Peter Clothier said...

Carly, I think we think along much the same lines, and I appreciate your thoughtful response, as always. By the way, in Buddhist thought--so far as I understand it--it's not "certain People" that suffer, it's all of us. Which does NOT mean, as is often mistakenly purported, that "life is suffering." Rather, the Buddha said that suffering is inevitable for us humans: birth, aging, illness and death all involve some element of suffering. That recognition is the first of the Four Noble Truths, and is the prelude to everything that comes thereafter. Cheers, PaL

Anonymous said...

P: I respectfully disagree with Buddha. Or is Buddha God and knows more than I?
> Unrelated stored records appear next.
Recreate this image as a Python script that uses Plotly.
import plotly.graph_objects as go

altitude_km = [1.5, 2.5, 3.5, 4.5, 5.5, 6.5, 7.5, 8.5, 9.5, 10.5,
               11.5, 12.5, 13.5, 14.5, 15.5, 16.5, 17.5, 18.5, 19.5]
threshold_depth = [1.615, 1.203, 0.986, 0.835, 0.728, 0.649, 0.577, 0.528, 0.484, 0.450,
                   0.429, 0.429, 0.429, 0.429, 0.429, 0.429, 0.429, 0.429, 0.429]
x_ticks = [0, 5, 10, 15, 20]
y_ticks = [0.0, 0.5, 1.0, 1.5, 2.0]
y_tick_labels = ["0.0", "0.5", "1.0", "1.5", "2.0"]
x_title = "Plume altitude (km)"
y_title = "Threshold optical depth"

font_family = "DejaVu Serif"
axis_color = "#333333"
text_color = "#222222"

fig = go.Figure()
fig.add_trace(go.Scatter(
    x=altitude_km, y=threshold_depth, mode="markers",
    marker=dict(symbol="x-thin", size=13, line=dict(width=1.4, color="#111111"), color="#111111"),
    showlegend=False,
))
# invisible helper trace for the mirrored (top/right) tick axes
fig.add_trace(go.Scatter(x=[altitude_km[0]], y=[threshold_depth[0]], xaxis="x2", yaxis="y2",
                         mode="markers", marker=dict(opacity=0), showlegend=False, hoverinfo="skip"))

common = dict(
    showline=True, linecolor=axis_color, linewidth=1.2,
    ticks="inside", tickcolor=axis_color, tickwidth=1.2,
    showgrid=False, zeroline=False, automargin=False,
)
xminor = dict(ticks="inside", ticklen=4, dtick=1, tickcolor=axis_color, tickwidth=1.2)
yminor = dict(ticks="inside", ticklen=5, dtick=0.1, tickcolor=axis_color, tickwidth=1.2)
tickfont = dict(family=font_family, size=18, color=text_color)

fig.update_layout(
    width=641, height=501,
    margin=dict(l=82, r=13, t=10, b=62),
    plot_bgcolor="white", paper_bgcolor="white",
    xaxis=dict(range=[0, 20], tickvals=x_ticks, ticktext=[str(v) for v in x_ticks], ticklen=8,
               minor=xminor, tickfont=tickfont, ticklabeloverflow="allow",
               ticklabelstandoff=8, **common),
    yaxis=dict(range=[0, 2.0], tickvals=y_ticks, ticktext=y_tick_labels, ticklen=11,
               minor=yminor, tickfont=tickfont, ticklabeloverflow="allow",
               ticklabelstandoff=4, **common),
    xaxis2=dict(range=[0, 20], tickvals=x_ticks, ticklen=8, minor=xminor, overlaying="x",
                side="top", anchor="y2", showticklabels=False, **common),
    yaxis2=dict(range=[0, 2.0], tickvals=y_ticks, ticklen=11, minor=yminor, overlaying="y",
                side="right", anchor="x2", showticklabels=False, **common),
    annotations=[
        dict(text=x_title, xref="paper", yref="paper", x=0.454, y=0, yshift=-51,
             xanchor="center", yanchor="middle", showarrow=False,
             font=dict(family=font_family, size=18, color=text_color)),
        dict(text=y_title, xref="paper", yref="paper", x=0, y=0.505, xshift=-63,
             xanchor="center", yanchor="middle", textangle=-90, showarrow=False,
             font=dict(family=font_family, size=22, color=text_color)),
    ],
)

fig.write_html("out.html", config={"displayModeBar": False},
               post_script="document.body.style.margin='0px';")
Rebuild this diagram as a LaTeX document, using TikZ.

Sufffering is not inevitable. It's a condition of man's consciousness, his inability to accept, his stubborness to move with the forces of fate, his insistence to defy his core, his insistence to knowingly and willfully commit his sins, his conscious will in making mistakes he knows instinctively he should not make. And many more risky and inferior reasons. Yes, Buddha, "inferior".

I have no one, no concept, and most certain of all, no angry god, to blame but myself. I do not suffer. I only accept. I bear the responsibility for the the natural consequence of my foolish behavior and inability to listen to my own sense of thoroughness. Our destinies are in our own conceited hands in our microcosm of a larger system.